= Project Guardian =

Public transport policing operation in London, England

Project Guardian is a joint initiative between British Transport Police (BTP), the Metropolitan Police Service ("the Met"), the City of London Police, and Transport for London (TfL), which aims to combat and increase reporting of sexual harassment on public transport in London. The initiative was inspired by a similar operation in Boston, Massachusetts, and began after a TfL survey revealed that 15% of women who used London's public transport had experienced some form of unwanted sexual behaviour, but that the overwhelming majority of incidents were not reported to the police. Project Guardian aimed to increase reporting and reduce instances of such behaviour.

As part of the project, the police created a confidential hotline and text-messaging service and used social media to raise awareness and encourage reporting. They also staged several "weeks of action", involving increased patrolling of public transport by both uniformed and plain-clothed police officers, including a joint initiative with police officers in several cities in North America, several of which resulted in multiple arrests.
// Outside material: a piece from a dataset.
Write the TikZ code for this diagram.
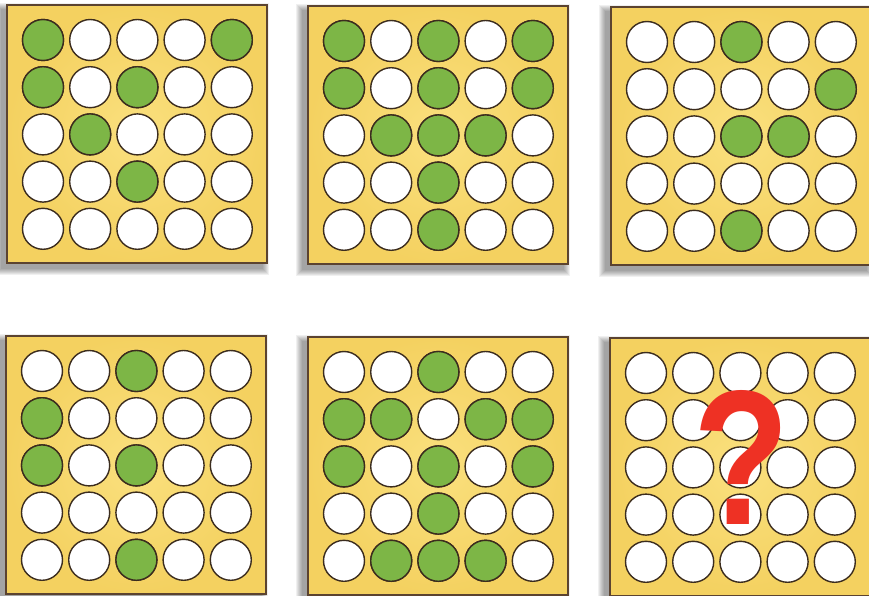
\documentclass[tikz,border=0pt]{standalone}
\usepackage{fontspec}
\newfontfamily\qfont{Liberation Sans}
\definecolor{panelin}{HTML}{FAE07E}
\definecolor{panelout}{HTML}{F4D160}
\definecolor{paneledge}{HTML}{5B4330}
\definecolor{dotgreen}{HTML}{7DB646}
\definecolor{dotedge}{HTML}{3B2C1E}
\definecolor{qred}{HTML}{EE3124}
\tikzset{
  panelbox/.style={draw=paneledge, line width=1.3pt, inner color=panelin, outer color=panelout},
  whitedot/.style={draw=dotedge, line width=1.4pt, fill=white},
  greendot/.style={draw=dotedge, line width=1.4pt, fill=dotgreen},
  shadowlayer/.style={fill=black, opacity=0.06}
}
\newcommand\drawpanel[3]{%
  \foreach \i in {1,...,7}{
    \fill[shadowlayer] ({#1-5-\i},{#2+5-\i}) rectangle ({#1+260-5+\i},{#2+258+5+\i});
  }
  \path[panelbox] (#1,#2) rectangle ({#1+260},{#2+258});
  \foreach \r in {1,...,5}{
    \foreach \c in {1,...,5}{
      \path[whitedot] ({#1+36+47.2*(\c-1)},{#2+35+47.2*(\r-1)}) circle (20.5);
    }
  }
  \foreach \r/\c in {#3}{
    \path[greendot] ({#1+36+47.2*(\c-1)},{#2+35+47.2*(\r-1)}) circle (20.5);
  }
}
\begin{document}
\begin{tikzpicture}[x=1pt,y=-1pt]
\useasboundingbox (0,0) rectangle (869,596);
\clip (0,0) rectangle (869,596);
\fill[white] (0,0) rectangle (869,596);
\drawpanel{7}{5}{1/1,1/5,2/1,2/3,3/2,4/3}
\drawpanel{308}{6}{1/1,1/3,1/5,2/1,2/3,2/5,3/2,3/3,3/4,4/3,5/3}
\drawpanel{611}{7}{1/3,2/5,3/3,3/4,5/3}
\drawpanel{6}{336}{1/3,2/1,3/1,3/3,5/3}
\drawpanel{308}{337}{1/3,2/1,2/2,2/4,2/5,3/1,3/3,3/5,4/3,5/2,5/3,5/4}
\drawpanel{610}{338}{}
\node[font=\qfont\bfseries\fontsize{192}{192}\selectfont, text=qred, inner sep=0pt, xscale=0.82] (qmark) at (742,457) {?};
\end{tikzpicture}
\end{document}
In August 2014, the BTP recorded a 21% increase in sex offences, a rise which was attributed partially to increased reporting as result of Project Guardian.

==Background==
Project Guardian was launched in April 2013, after a survey conducted by Transport for London (TfL) reported widespread fear of sexual harassment among women who use London's public transport, and that 15% of female respondents had encountered unwanted sexual behaviour while using public transport, though around 90% of incidents went unreported. It is a joint venture between British Transport Police (BTP), which polices the rail and metro networks; the Metropolitan Police Service's Safer Transport Command, which is responsible for policing of buses in most of London; the City of London Police; and TfL.

The project was launched with the aim of encouraging the reporting of incidents and creating an atmosphere on public transport which does not tolerate sexual harassment. Addressing the issue of "victim blaming" (in which victims are held partially or entirely responsible for their harassment) BTP Inspector Ricky Twyford, manager of Project Guardian, stated "We don't want anyone to have to change their behaviour to prevent becoming a victim; the only people whose behaviour should change are those who are perpetrating this activity".

The project, reported to be the largest campaign of its kind, was inspired by a similar initiative run by the Massachusetts Bay Transportation Authority (MBTA) in Boston which doubled the level of reporting of sexual offences on the MBTA's network.

==History==
Project Guardian began with the BTP giving its 2,000 London-based officers specialist training in handling reports of sexual offences, with guidance from three of the UK's leading women's rights groups, the End Violence Against Women Coalition, Hollaback!, and the Everyday Sexism Project. The public launch of the project was with a week-long Twitter chat, hosted by the BTP and the Everyday Sexism Project using the hashtag "#ProjGuardian", which was intended to raise awareness of Project Guardian and to encourage greater reporting of sexual offences, including reporting incidents in real time via Twitter. The police set up a dedicated, confidential telephone hotline and text-messaging service, which were widely publicised to encourage reporting. Project Guardian also covers police attempts to deter unwanted sexual behaviour on public transport, including increased patrols by highly visible and plain-clothed officers.

In early April 2014, officers from Project Guardian were involved in a trans-Atlantic initiative known as "Global Guardian", in which police in Vancouver, Washington DC, Boston, and London all increased patrols on public transport networks and attempted to raise awareness of the initiative among passengers.

Among the tactics police use to deter and detect sexual offences as part of Project Guardian are "weeks of action", which involve large numbers of additional police officers, both high-visibility and in plain clothes, patrolling the transport network in order to raise awareness, gather intelligence, and detect offences. One of the first, in August 2013, involved 185 police officers and resulted in nine arrests. In a week of action in September 2013, police used Twitter to raise awareness of the initiative, and the crackdown resulted in 15 people being arrested. Another, held in March 2014, resulted in 16 arrests.

==Impact==
Project Guardian was largely praised by campaigners, but shortly after its launch there were calls for the initiative to be extended beyond London.

In October 2013, seven months after the public launch of Project Guardian, the police recorded a 20% increase in reporting of sexual offences on public transport, and a 32% increase in detections. By August 2014, the BTP had recorded a 21% increase in recorded sexual offences across the British railway network, which the chief constable, Paul Crowther, attributed partly to increased reporting as a result of Project Guardian.